The decision to overgraze land or to regenerate it.

The decision to build a feedlot or a renewable energy field.

The decision to plow land under or foster native prairie or other vital pollinator habitat.

The decision to extract metal/minerals/gases via strip mining or use to safer, more efficient means.

The decision to divert native waterways or learning innovative ways to conserve and utilize rain water.

The decision to clear native forest for industrial production or managing the forest holistically, responsibly, and regeneratively.

The decision to build a dam or reintroduce and support habitat for suffering native species to thrive once again.

Land use decisions are endless, critical and not easy. All decisions must be paired with the moral responsibility of stewardship for the whole. Every land use choice directly or indirectly affects every single person on this planet. Maintaining an open mind, becoming educated, then being vocal & vigilant about what you choose to support is crucial to encourage and further entrench these values in our culture as well as supporting your decisions with your dollar.
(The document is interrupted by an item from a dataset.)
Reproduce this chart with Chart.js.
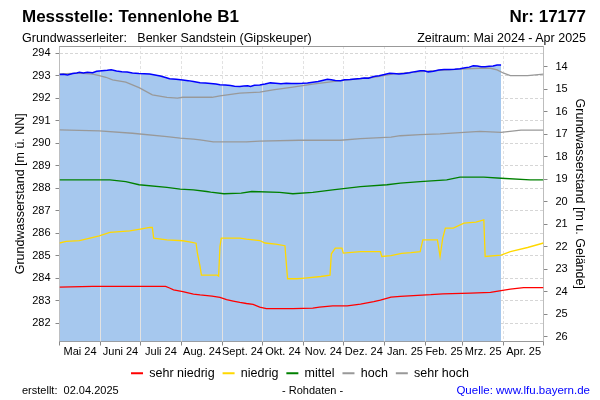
<!DOCTYPE html>
<html>
<head>
<meta charset="utf-8">
<script src="https://cdn.jsdelivr.net/npm/chart.js@4.4.1/dist/chart.umd.min.js"></script>
<style>
html,body{margin:0;padding:0;background:#fff;}
#wrap{position:relative;width:600px;height:400px;font-family:"Liberation Sans",Arial,sans-serif;color:#000;overflow:hidden;}
#c{position:absolute;left:0;top:0;}
.t{position:absolute;white-space:nowrap;}
</style>
</head>
<body>
<div id="wrap">
<canvas id="c" width="600" height="400"></canvas>
<div class="t" style="left:22px;top:8px;font-size:17px;font-weight:bold;line-height:17px;">Messstelle: Tennenlohe B1</div>
<div class="t" style="right:14px;top:8px;font-size:17px;font-weight:bold;line-height:17px;">Nr: 17177</div>
<div class="t" style="left:22px;top:32px;font-size:12.5px;line-height:12.5px;">Grundwasserleiter:&nbsp;&nbsp; Benker Sandstein (Gipskeuper)</div>
<div class="t" style="right:14px;top:32px;font-size:12.5px;line-height:12.5px;">Zeitraum: Mai 2024 - Apr 2025</div>
<div class="t" style="left:22px;top:385px;font-size:11px;line-height:11px;">erstellt:&nbsp;&nbsp;02.04.2025</div>
<div class="t" style="left:282px;top:385px;font-size:11px;line-height:11px;">- Rohdaten -</div>
<div class="t" style="right:10px;top:385px;font-size:11.5px;line-height:11.5px;color:#0000ff;">Quelle: www.lfu.bayern.de</div>
</div>
<script>
// ---- axis / tick data ----
const monthLabels = ['Mai 24','Juni 24','Juli 24','Aug. 24','Sept. 24','Okt. 24','Nov. 24','Dez. 24','Jan. 25','Feb. 25','Mrz. 25','Apr. 25'];
const monthStartDays = [0,31,61,92,123,153,184,214,245,276,304,335,365]; // days since 01.05.2024
const monthMidDays = monthLabels.map((_, i) => (monthStartDays[i] + monthStartDays[i + 1]) / 2);
const leftTicks = [282,283,284,285,286,287,288,289,290,291,292,293,294];
const rightTicks = [14,15,16,17,18,19,20,21,22,23,24,25,26];
const groundLevel = 307.40;   // m ü. NN  (right axis = groundLevel - level)
const yMin = 281.18, yMax = 294.32;

// ---- measured level (m ü. NN) ----
const measuredDay = [0,3,6,10,13,15,18,21,25,28,32,36,39,43,47,51,55,60,64,68,72,76,80,83,88,93,97,101,106,110,114,118,121,125,129,132,136,139,142,144,147,151,155,159,163,167,171,175,179,183,187,191,195,199,202,205,208,212,215,219,223,227,230,233,237,241,245,249,252,256,260,264,268,272,275,278,282,286,290,294,298,302,306,309,312,315,318,321,324,327,330,333];
const measuredLevel = [293.05,293.06,293.03,293.10,293.12,293.15,293.12,293.15,293.13,293.20,293.22,293.24,293.26,293.21,293.18,293.16,293.12,293.10,293.09,293.07,293.03,292.99,292.92,292.86,292.84,292.81,292.78,292.74,292.69,292.67,292.65,292.63,292.60,292.59,292.56,292.53,292.52,292.54,292.55,292.52,292.57,292.59,292.63,292.68,292.66,292.64,292.66,292.65,292.65,292.66,292.68,292.71,292.74,292.80,292.84,292.82,292.79,292.78,292.82,292.83,292.85,292.87,292.90,292.89,292.96,293.00,293.05,293.11,293.10,293.08,293.10,293.13,293.18,293.22,293.22,293.17,293.20,293.25,293.27,293.28,293.29,293.31,293.35,293.38,293.44,293.43,293.40,293.40,293.42,293.43,293.47,293.47];

// ---- statistic lines (m ü. NN) ----
const sehrNiedrigDay = [0,25,80,83,86,93,101,106,115,121,126,131,136,141,146,151,156,176,191,196,206,217,227,237,242,250,257,280,289,310,325,333,340,350,365];
const sehrNiedrigLevel = [283.60,283.63,283.63,283.56,283.48,283.40,283.29,283.25,283.20,283.14,283.04,282.98,282.92,282.87,282.83,282.71,282.64,282.64,282.66,282.71,282.76,282.76,282.84,282.95,283.02,283.15,283.19,283.26,283.30,283.33,283.36,283.44,283.51,283.58,283.58];

const niedrigDay = [0,5,15,23,30,38,53,61,68,70,71,81,93,99,103,104,106,107,119,120,121,122,136,141,151,155,163,170,172,179,185,197,204,205,208,213,214,227,242,243,250,258,265,272,274,285,287,289,291,297,305,314,320,321,333,340,353,365];
const niedrigLevel = [285.56,285.63,285.67,285.78,285.88,286.03,286.10,286.18,286.25,286.25,285.78,285.70,285.66,285.60,285.55,285.11,284.52,284.13,284.13,284.09,285.40,285.78,285.78,285.73,285.67,285.56,285.51,285.44,283.97,283.97,284.00,284.07,284.13,285.08,285.33,285.33,285.11,285.18,285.18,284.96,285.00,285.10,285.13,285.18,285.70,285.70,284.96,285.78,286.22,286.22,286.44,286.49,286.59,284.96,285.02,285.18,285.36,285.56];

const mittelDay = [0,38,50,60,81,91,101,111,114,124,137,145,166,176,191,206,227,247,257,272,292,302,320,333,355,365];
const mittelLevel = [288.37,288.37,288.29,288.15,288.03,287.96,287.92,287.85,287.82,287.75,287.78,287.85,287.81,287.75,287.81,287.92,288.07,288.15,288.22,288.29,288.37,288.49,288.49,288.44,288.37,288.37];

const hochDay = [0,30,55,81,91,101,106,116,141,151,181,212,227,250,257,272,287,317,333,348,365];
const hochLevel = [290.59,290.55,290.44,290.29,290.22,290.18,290.15,290.06,290.06,290.09,290.13,290.13,290.20,290.27,290.33,290.38,290.41,290.52,290.48,290.58,290.58];

const sehrHochDay = [0,15,25,30,35,40,50,60,70,81,89,93,106,115,121,136,151,161,176,191,212,237,252,272,302,317,325,330,335,340,353,365];
const sehrHochLevel = [293.08,293.11,293.07,293.00,292.93,292.81,292.71,292.47,292.15,292.04,292.00,292.04,292.04,292.04,292.10,292.22,292.27,292.37,292.49,292.62,292.78,292.93,293.08,293.18,293.29,293.33,293.33,293.26,293.11,293.00,293.00,293.07];

const pts = (days, vals) => days.map((d, i) => ({x: d, y: vals[i]}));
const FILL_INDEX = 5;

const monthLinesOverFill = {
  id: 'monthLinesOverFill',
  afterDatasetDraw(chart, args) {
    if (args.index !== FILL_INDEX) return;
    const {ctx, chartArea: a, scales: {x}} = chart;
    ctx.save();
    ctx.beginPath();
    ctx.rect(a.left, a.top, a.right - a.left, a.bottom - a.top);
    ctx.clip();
    ctx.globalCompositeOperation = 'source-atop';
    ctx.strokeStyle = '#e2e2e2';
    ctx.lineWidth = 1;
    x.ticks.forEach(t => {
      const px = Math.round(x.getPixelForValue(t.value) - 0.5) + 0.5;
      ctx.beginPath(); ctx.moveTo(px, a.top); ctx.lineTo(px, a.bottom); ctx.stroke();
    });
    ctx.restore();
  }
};
const topFrame = {
  id: 'topFrame',
  afterDraw(chart) {
    const {ctx, chartArea: a} = chart;
    ctx.save();
    ctx.strokeStyle = '#999';
    ctx.lineWidth = 1;
    const y = Math.round(a.top - 0.5) + 0.5;
    ctx.beginPath(); ctx.moveTo(a.left, y); ctx.lineTo(a.right, y); ctx.stroke();
    ctx.restore();
  }
};

const lineDs = (label, days, vals, color) => ({
  label, data: pts(days, vals), borderColor: color, backgroundColor: color,
  borderWidth: 1.3, pointRadius: 0, fill: false, tension: 0, order: 2, yAxisID: 'y'
});

Chart.defaults.font.family = '"Liberation Sans", Arial, sans-serif';
Chart.defaults.color = '#000';

new Chart(document.getElementById('c'), {
  type: 'line',
  data: {
    datasets: [
      lineDs('sehr niedrig', sehrNiedrigDay, sehrNiedrigLevel, '#ff0000'),
      lineDs('niedrig', niedrigDay, niedrigLevel, '#ffd800'),
      lineDs('mittel', mittelDay, mittelLevel, '#008000'),
      lineDs('hoch', hochDay, hochLevel, '#999999'),
      lineDs('sehr hoch', sehrHochDay, sehrHochLevel, '#999999'),
      {label: 'Messwerte Fläche', data: pts(measuredDay, measuredLevel), borderWidth: 0, borderColor: 'rgba(0,0,0,0)',
       backgroundColor: '#a6c8ee', fill: 'start', pointRadius: 0, tension: 0, order: 10, yAxisID: 'y'},
      {label: 'Messwerte', data: pts(measuredDay, measuredLevel), borderColor: '#0000ff', backgroundColor: '#0000ff',
       borderWidth: 1.5, fill: false, pointRadius: 0, tension: 0, order: 0, yAxisID: 'y'}
    ]
  },
  options: {
    responsive: false,
    animation: false,
    layout: {padding: {top: 46, left: 0, right: 0, bottom: 10.5}},
    plugins: {
      tooltip: {enabled: false},
      title: {display: false},
      legend: {
        position: 'bottom',
        labels: {
          boxWidth: 12, boxHeight: 2, padding: 8, color: '#000',
          font: {size: 12.5},
          filter: item => item.datasetIndex < FILL_INDEX,
          generateLabels(chart) {
            return Chart.defaults.plugins.legend.labels.generateLabels(chart).map(l => Object.assign(l, {lineWidth: 0}));
          }
        }
      }
    },
    scales: {
      x: {
        type: 'linear', position: 'bottom', weight: 0, min: 0, max: 365,
        afterBuildTicks: s => { s.ticks = monthStartDays.map(v => ({value: v})); },
        afterFit: s => { s.height = 4; },
        grid: {color: '#d6d6d6', tickLength: 4, tickColor: '#888'},
        border: {color: '#999', dash: [3, 2]},
        ticks: {display: false, autoSkip: false}
      },
      xl: {
        type: 'linear', position: 'bottom', weight: 1, min: 0, max: 365,
        afterBuildTicks: s => { s.ticks = monthMidDays.map(v => ({value: v})); },
        afterFit: s => { s.height = 13.5; },
        grid: {display: false, drawTicks: false, tickLength: 0},
        border: {display: false},
        ticks: {autoSkip: false, maxRotation: 0, minRotation: 0, padding: 0,
                font: {size: 11}, color: '#000', callback: (v, i) => monthLabels[i] ?? ''}
      },
      y: {
        type: 'linear', position: 'left', min: yMin, max: yMax,
        afterBuildTicks: s => { s.ticks = leftTicks.map(v => ({value: v})); },
        afterFit: s => { s.width = 59.5; },
        grid: {color: '#d6d6d6', tickLength: 4, tickColor: '#888'},
        border: {color: '#999', dash: [3, 2]},
        ticks: {padding: 5, font: {size: 11}, color: '#000'},
        title: {display: true, text: 'Grundwasserstand [m ü. NN]', font: {size: 12.5}, color: '#000', padding: {top: 13.5, bottom: 0}}
      },
      y2: {
        type: 'linear', position: 'right', reverse: true, min: groundLevel - yMax, max: groundLevel - yMin,
        afterBuildTicks: s => { s.ticks = rightTicks.map(v => ({value: v})); },
        afterFit: s => { s.width = 56.5; },
        grid: {drawOnChartArea: false, tickLength: 4, tickColor: '#888'},
        border: {color: '#999'},
        ticks: {padding: 8, font: {size: 11}, color: '#000'},
        title: {display: true, text: 'Grundwasserstand [m u. Gelände]', font: {size: 12.5}, color: '#000', padding: {top: 13.5, bottom: 0}}
      }
    }
  },
  plugins: [monthLinesOverFill, topFrame]
});
</script>
</body>
</html>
In order to make real impact, we must put our money where our mouth is. Regenerative supports the native & wild for the betterment of all on both public & private lands & waters. Short-sighted, extraction-style decisions create unintended consequences(such as our current air quality issues or the fact that there are zero undammed rivers left in the US that are open to the ocean, massively affecting fish & mammal migrations as well as upper river life and overall water quality) for us and future generations. The land and water are resources for us to steward, not abuse. Regenerative isn't a formula but rather a methodology that forces us to ask better questions with outcomes that always create greater wealth in every facet.

 

Timeless history always remains relevant as the most important, underpinning values never change. Truth is truth; regardless of it's age. Wilderness has unchangedly functioned for thousands of years. The value of wilderness in my life has always been one of recentering, helping me recognize I play but a small part in the big picture, but my impact can be huge if I so choose to reinforce the truths of time and have faith that it’s design and inner workings are far beyond my own comprehension. My finite mind can’t comprehend in the moment what ultimately may be positive or negative in the long term due to the fact that I didn't create it so I must simply look at the unchanging truths of nature and have faith in it's perfect and purposeful design. This world is full of unintended consequences but at the core of a poor decision, there was most certainly a timeless truth that was ignored or abandoned for sake of more immediate gratification. This metaphor is also true in my personal life; I may not understand the exact “how” or “why” but the unchanging word of God says He works all things for good. It takes faith. I can trip myself up assuming that I know what is a “good”, and therefore “bad”, outcome or ignore a truth that may not align with what I may selfishly want. We simply must have faith in it's design, for who are we to think we know better? A painful, ugly "forest fire" in my life may be just what my soul needed to get rid of old, dead debris and clean the slate for a new, refreshed, more open-minded chapter in my life. Everything has purpose but we sometimes fight the process because we don't fully understand it... It takes faith.

 

How we steward our land and resources is a systematic result of this philosophy and worldview; We are merely stewards of what has been entrusted to us for no more than a blink in time, may we not abuse it or take it for granted for we are merely guests here, borrowing this intricately & masterfully designed world from the next generation, asking better questions to leave it better than we found it.

Wild places and their rich history are an intrinsic, tangible, transcendent scroll that ties us all together. May our stewardship be a love letter to future generations.